When it comes to guacamole, texture matters. I prefer California/Hass avocados, because the ripe fruit has a nice paste texture. Florida avocados are large, but they tend to have too much water. Makes the guacamole soup-y. When it comes to checking avocados at the store, you want fruits that are ripe, but not rotten. One way to check, beyond gentle squishing, is flicking off the little stem cap. If it is light green underneath still, then it is just right.
I used green chile powder rather than fresh roasted/chopped green chile in the guacamole recipe, because it is easier and cheaper to procure if you don’t live in New Mexico and it still tastes better and packs more punch than jalapenos.
The stuff in the tin cans is awful and should be avoided at all costs. Yet, fresh roasted chile is expensive to ship. The crushed green chile and green chile powders also come in mild, medium, hot, and extra hot, but they don’t cost a fortune to ship. I recommend Fruit Basket ABQ. Great selection, reasonable prices, and I know they ship nationwide and can easily handle wholesale.
This isn’t boring, squished up avocados with salt. Makes approximately 2 cups. If you have to share with more than a couple of people, you may want to double the recipe.

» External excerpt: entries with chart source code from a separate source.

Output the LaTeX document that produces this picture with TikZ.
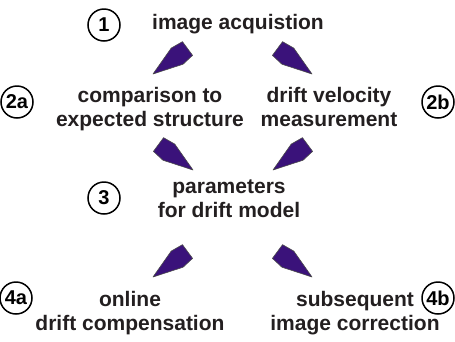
\documentclass[tikz,border=0pt]{standalone}
\usepackage{fontspec}
\setmainfont{Liberation Sans}
\usetikzlibrary{calc}
\definecolor{dartfill}{RGB}{58,18,122}
\definecolor{dartline}{RGB}{75,75,75}
\definecolor{txt}{RGB}{35,31,32}
\tikzset{
  stage/.style={font=\fontsize{21}{24}\selectfont\bfseries, text=txt, align=center, inner sep=0pt},
  num/.style={circle, draw=black, line width=1.5pt, minimum size=32pt, inner sep=0pt, font=\fontsize{20}{20}\selectfont\bfseries},
  dart/.style={fill=dartfill, draw=dartline, line width=0.6pt, line join=round}
}
% #1 = back end, #2 = tip
\newcommand\drawdart[2]{%
  \path (#2) -- (#1) coordinate[pos=0.7] (dm);
  \draw[dart] (#2) -- ($(dm)!10pt!90:(#1)$) -- ($(#1)!8.5pt!-90:(dm)$)
    -- ($(#1)!8.5pt!90:(dm)$) -- ($(dm)!10pt!-90:(#1)$) -- cycle;
}
\begin{document}
\begin{tikzpicture}[x=1pt,y=-1pt]
  \useasboundingbox (0,0) rectangle (455,341);
  % steps
  \node[stage] (acq) at (238,24) {image acquistion};
  \node[stage] (cmp) at (150,109) {comparison to\\expected structure};
  \node[stage] (vel) at (329,107) {drift velocity\\measurement};
  \node[stage] (par) at (229,199) {parameters\\for drift model};
  \node[stage] (onl) at (130,313) {online\\drift compensation};
  \node[stage] (sub) at (355,313) {subsequent\\image correction};
  % numbers
  \node[num] (n1) at (104,25) {1};
  \node[num] (n2a) at (17,102) {2a};
  \node[num] (n2b) at (438,102) {2b};
  \node[num] (n3) at (104,198) {3};
  \node[num] (n4a) at (16,298) {4a};
  \node[num] (n4b) at (438,298) {4b};
  % arrows
  \coordinate (acqL) at (187.5,48.5);  \coordinate (cmpT) at (153,74);
  \coordinate (acqR) at (277.5,48.5);  \coordinate (velT) at (312,74);
  \coordinate (cmpB) at (158.5,144.5); \coordinate (parL) at (193,170);
  \coordinate (velB) at (307.5,144.5); \coordinate (parR) at (273,170);
  \coordinate (parBL) at (187.5,251.5); \coordinate (onlT) at (153,277);
  \coordinate (parBR) at (277.5,251.5); \coordinate (subT) at (312,277);
  \foreach \b/\t in {acqL/cmpT, acqR/velT, cmpB/parL, velB/parR, parBL/onlT, parBR/subT} {
    \drawdart{\b}{\t}
  }
\end{tikzpicture}
\end{document}
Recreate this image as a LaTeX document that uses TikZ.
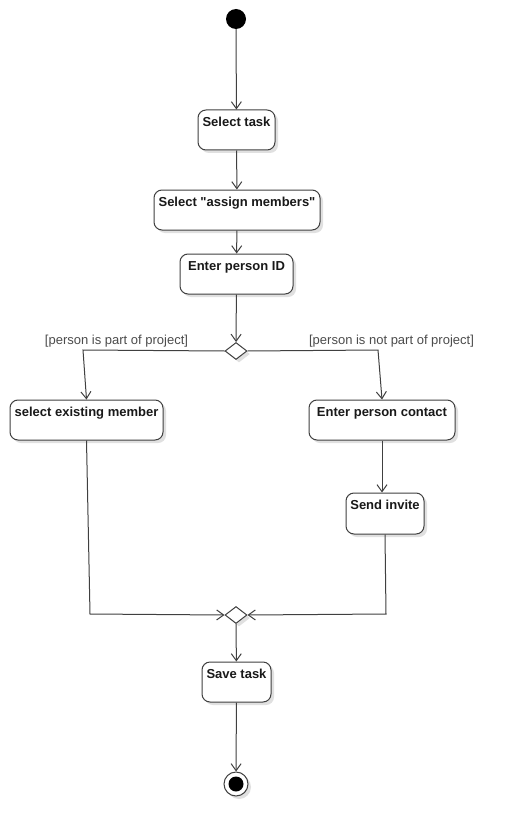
\documentclass[tikz,border=0pt]{standalone}
\usepackage{fontspec}
\setmainfont{Liberation Sans}
\usetikzlibrary{arrows.meta,shapes.geometric,shadows}
\begin{document}
\begin{tikzpicture}[x=1pt,y=-1pt,
  lc/.style={draw=black!75, line width=1pt},
  shad/.style={drop shadow={shadow xshift=3pt, shadow yshift=-3pt, fill=black!12, opacity=1}},
  act/.style={lc, rounded corners=8pt, fill=white, shad, inner sep=0pt, minimum height=40pt,
    label={[anchor=north, inner sep=0pt, label distance=-7.5pt, font=\fontsize{13}{15}\selectfont\bfseries, text=black!90]north:#1}},
  dec/.style={lc, fill=white, shad, diamond, inner sep=0pt, minimum width=22pt, minimum height=17pt},
  arr/.style={draw=black!75, line width=1pt, -{Straight Barb[length=7pt,width=10pt]}},
  guard/.style={font=\fontsize{13}{15}\selectfont, text=black!70, inner sep=0pt}
]
\useasboundingbox (0,0) rectangle (512,837);
\fill[white] (0,0) rectangle (512,837);

\node[circle, fill=black, minimum size=20pt, inner sep=0pt] (start) at (236,19) {};

\node[act={Select task}, minimum width=77pt] (t1) at (236.5,130) {};
\node[act={Select \textquotedbl assign members\textquotedbl}, minimum width=166pt] (t2) at (237,210) {};
\node[act={Enter person ID}, minimum width=113pt] (t3) at (236.5,274) {};
\node[dec] (d1) at (236,351) {};
\node[act={select existing member}, minimum width=153pt] (t4) at (86.5,420) {};
\node[act={Enter person contact}, minimum width=146pt] (t5) at (382,420) {};
\node[act={Send invite}, minimum width=78pt, minimum height=41pt] (t6) at (385,513.5) {};
\node[dec] (d2) at (236,615) {};
\node[act={Save task}, minimum width=69pt] (t7) at (236.5,682) {};
\node[circle, lc, fill=white, shad, minimum size=24pt, inner sep=0pt] (endo) at (236,784) {};
\node[circle, fill=black, minimum size=15pt, inner sep=0pt] (endi) at (endo) {};

\node[guard] (g1) at (116.5,341) {[person is part of project]};
\node[guard] (g2) at (391.5,341) {[person is not part of project]};

\coordinate (b1) at (83,350);
\coordinate (b2) at (378,350);
\coordinate (b3) at (90,614);
\coordinate (b4) at (386,614);

\draw[arr] (start) -- (t1);
\draw[arr] (t1) -- (t2);
\draw[arr] (t2) -- (t3);
\draw[arr] (t3) -- (d1);
\draw[arr] (d1.west) -- (b1) -- (t4.north);
\draw[arr] (d1.east) -- (b2) -- (t5.north);
\draw[arr] (t5.south) -- (t5.south |- t6.north);
\draw[arr] (t4.south) -- (b3) -- (d2.west);
\draw[arr] (t6.south) -- (b4) -- (d2.east);
\draw[arr] (d2) -- (t7);
\draw[arr] (t7) -- (endo);
\end{tikzpicture}
\end{document}
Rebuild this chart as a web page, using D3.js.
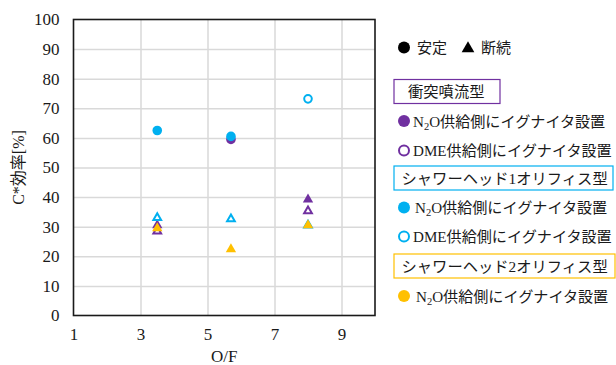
<!DOCTYPE html>
<html>
<head>
<meta charset="utf-8">
<script src="https://cdn.jsdelivr.net/npm/d3@7/dist/d3.min.js"></script>
<style>
  html, body { margin: 0; padding: 0; background: #fff; }
  svg { display: block; }
  text { font-family: "Liberation Serif", "Noto Sans CJK JP", serif; fill: #1a1a1a; }
</style>
</head>
<body>
<svg id="chart" width="616" height="365"></svg>
<script>
// ---- data: [O/F, C* efficiency %, combustion mode] ----
const xTickValues = [1, 3, 5, 7, 9];
const yTickValues = [0, 10, 20, 30, 40, 50, 60, 70, 80, 90, 100];

const impingingN2O = [[3.5, 30.5, "断続"], [5.7, 59.5, "安定"], [8.0, 39.2, "断続"]];
const impingingDME = [[3.5, 28.5, "断続"], [8.0, 35.3, "断続"]];
const shower1N2O   = [[3.5, 62.5, "安定"], [5.7, 60.5, "安定"]];
const shower1DME   = [[3.5, 33.0, "断続"], [5.7, 32.6, "断続"], [8.0, 30.5, "断続"], [8.0, 73.2, "安定"]];
const shower2N2O   = [[3.5, 29.5, "断続"], [5.7, 22.4, "断続"], [8.0, 30.5, "断続"]];

const groupTitles = ["衝突噴流型", "シャワーヘッド1オリフィス型", "シャワーヘッド2オリフィス型"];
const seriesLabels = ["N2O供給側にイグナイタ設置", "DME供給側にイグナイタ設置"];

const PURPLE = "#7030A0", CYAN = "#00B0F0", YELLOW = "#FFC000";

const series = [
  { data: impingingN2O, color: PURPLE, filled: true },
  { data: impingingDME, color: PURPLE, filled: false },
  { data: shower1N2O,   color: CYAN,   filled: true },
  { data: shower1DME,   color: CYAN,   filled: false },
  { data: shower2N2O,   color: YELLOW, filled: true }
];

// ---- layout ----
const plot = { left: 73.5, right: 375, top: 19.5, bottom: 315.5 };
const svg = d3.select("#chart");

const x = d3.scaleLinear().domain([1, 10]).range([plot.left, plot.right]);
const y = d3.scaleLinear().domain([0, 100]).range([plot.bottom, plot.top]);

// gridlines
const grid = svg.append("g");
grid.append("g")
  .attr("transform", `translate(${plot.left},0)`)
  .call(d3.axisLeft(y).tickValues(yTickValues.slice(1, -1)).tickSize(-(plot.right - plot.left)).tickFormat(""))
  .call(g => g.select(".domain").remove())
  .call(g => g.selectAll("line").attr("stroke", "#d9d9d9").attr("stroke-width", 1.5));
grid.append("g")
  .attr("transform", `translate(0,${plot.bottom})`)
  .call(d3.axisBottom(x).tickValues(xTickValues.slice(1)).tickSize(-(plot.bottom - plot.top)).tickFormat(""))
  .call(g => g.select(".domain").remove())
  .call(g => g.selectAll("line").attr("stroke", "#d9d9d9").attr("stroke-width", 1.5));

// plot frame
svg.append("rect")
  .attr("x", plot.left).attr("y", plot.top)
  .attr("width", plot.right - plot.left).attr("height", plot.bottom - plot.top)
  .attr("fill", "none").attr("stroke", "#1a1a1a").attr("stroke-width", 1.6);

// tick labels
const yAxis = svg.append("g")
  .attr("transform", `translate(${plot.left},0)`)
  .call(d3.axisLeft(y).tickValues(yTickValues).tickSize(0).tickPadding(14))
  .call(g => g.select(".domain").remove());
yAxis.selectAll("text").attr("font-size", 17).attr("font-family", "Liberation Serif").attr("fill", "#1a1a1a");

const xAxis = svg.append("g")
  .attr("transform", `translate(0,${plot.bottom})`)
  .call(d3.axisBottom(x).tickValues(xTickValues).tickSize(0).tickPadding(12))
  .call(g => g.select(".domain").remove());
xAxis.selectAll("text").attr("font-size", 17).attr("font-family", "Liberation Serif").attr("fill", "#1a1a1a");

// axis titles
svg.append("text")
  .attr("x", (plot.left + plot.right) / 2).attr("y", 362)
  .attr("text-anchor", "middle").attr("font-size", 17).text("O/F");
svg.append("text")
  .attr("transform", `translate(24,${(plot.top + plot.bottom) / 2}) rotate(-90)`)
  .attr("text-anchor", "middle").attr("font-size", 16).text("C*効率[%]");

// markers
const marks = svg.append("g");
series.forEach(s => {
  s.data.forEach(([of, val, mode]) => {
    const fill = s.filled ? s.color : "#fff";
    const sw = s.filled ? 0 : 2;
    if (mode === "安定") {
      marks.append("circle")
        .attr("cx", x(of)).attr("cy", y(val))
        .attr("r", s.filled ? 4.8 : 3.8)
        .attr("fill", fill).attr("stroke", s.color).attr("stroke-width", sw);
    } else {
      marks.append("path")
        .attr("d", d3.symbol().type(d3.symbolTriangle).size(s.filled ? 46 : 26)())
        .attr("transform", `translate(${x(of)},${y(val)})`)
        .attr("fill", fill).attr("stroke", s.color).attr("stroke-width", sw)
        .attr("stroke-linejoin", "miter");
    }
  });
});

// ---- legend ----
const lg = svg.append("g");
const TITLE_FS = 15.3;
const ROW_FS = 15.1;

// mode key
lg.append("circle").attr("cx", 404).attr("cy", 47.5).attr("r", 6).attr("fill", "#000");
lg.append("text").attr("x", 417).attr("y", 53).attr("font-size", 15).text("安定");
lg.append("path").attr("d", d3.symbol().type(d3.symbolTriangle).size(70)())
  .attr("transform", "translate(468,48.5)").attr("fill", "#000");
lg.append("text").attr("x", 481).attr("y", 53).attr("font-size", 15).text("断続");

function groupBox(y0, w, color, label, tx) {
  lg.append("rect").attr("x", 394).attr("y", y0).attr("width", w).attr("height", 24)
    .attr("fill", "#fff").attr("stroke", color).attr("stroke-width", 1.2);
  lg.append("text").attr("x", tx).attr("y", y0 + 17.5).attr("font-size", TITLE_FS).text(label);
}

function seriesRow(cy, color, filled, label, tx) {
  lg.append("circle").attr("cx", 404).attr("cy", cy).attr("r", filled ? 6 : 5)
    .attr("fill", filled ? color : "#fff").attr("stroke", color).attr("stroke-width", filled ? 0 : 2);
  const t = lg.append("text").attr("x", tx).attr("y", cy + 5.5).attr("font-size", ROW_FS);
  if (label.startsWith("N2O")) {
    t.append("tspan").text("N");
    t.append("tspan").attr("font-size", 10.5).attr("dy", 3).text("2");
    t.append("tspan").attr("dy", -3).text(label.slice(2));
  } else {
    t.text(label);
  }
}

groupBox(79.5, 106, PURPLE, groupTitles[0], 408);
seriesRow(121, PURPLE, true, seriesLabels[0], 413);
seriesRow(150.5, PURPLE, false, seriesLabels[1], 413);
groupBox(166, 219, CYAN, groupTitles[1], 401.5);
seriesRow(207.5, CYAN, true, seriesLabels[0], 415);
seriesRow(236.5, CYAN, false, seriesLabels[1], 413);
groupBox(254, 221, YELLOW, groupTitles[2], 401.5);
seriesRow(296, YELLOW, true, seriesLabels[0], 416);
</script>
</body>
</html>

- 2-3 ripe avocados (3 if medium, 2 if large)
- 1/3 cup finely chopped onion
- 3/4 cup chopped tomato
- 1/2 teaspoon minced garlic
- 1 1/2 tablespoon lime (or lemon) juice
- 1 tablespoon green chile powder or crushed green chile (more if you want it hotter)
- 3/4 teaspoon salt (adjust as needed)
- 1/4 teaspoon pepper
- 1/2 teaspoon ground cumin
- Couple of dashes of tobasco or hot sauce (optional)
You can use a food processor to mash your avocados, but I got with a more utilitarian method. Cut the avocado in half. Use a knife to draw cubes. This should be easy on a ripe avocado. Scoop the avocado out of the skin with a spoon. I use a fork to mash it up. Ideally, it should have some texture.
Once the avocado is mashed into a coarse purée, add the onion, tomato, garlic, lime juice, green chile powder, salt, pepper, cumin, and tobasco (optional). Use the fork to mix it together. Serve immediately or refrigerate until serving.
The lime (or lemon) juice works as a preservative so it doesn’t turn brown as quickly. If you are going to be storing it for more than a couple of hours, I would hold on to one or both avocado seeds. Rinse the seeds off, put the in the guacamole when it is done, and refrigerate until you are ready to serve. The seeds buy you a little time.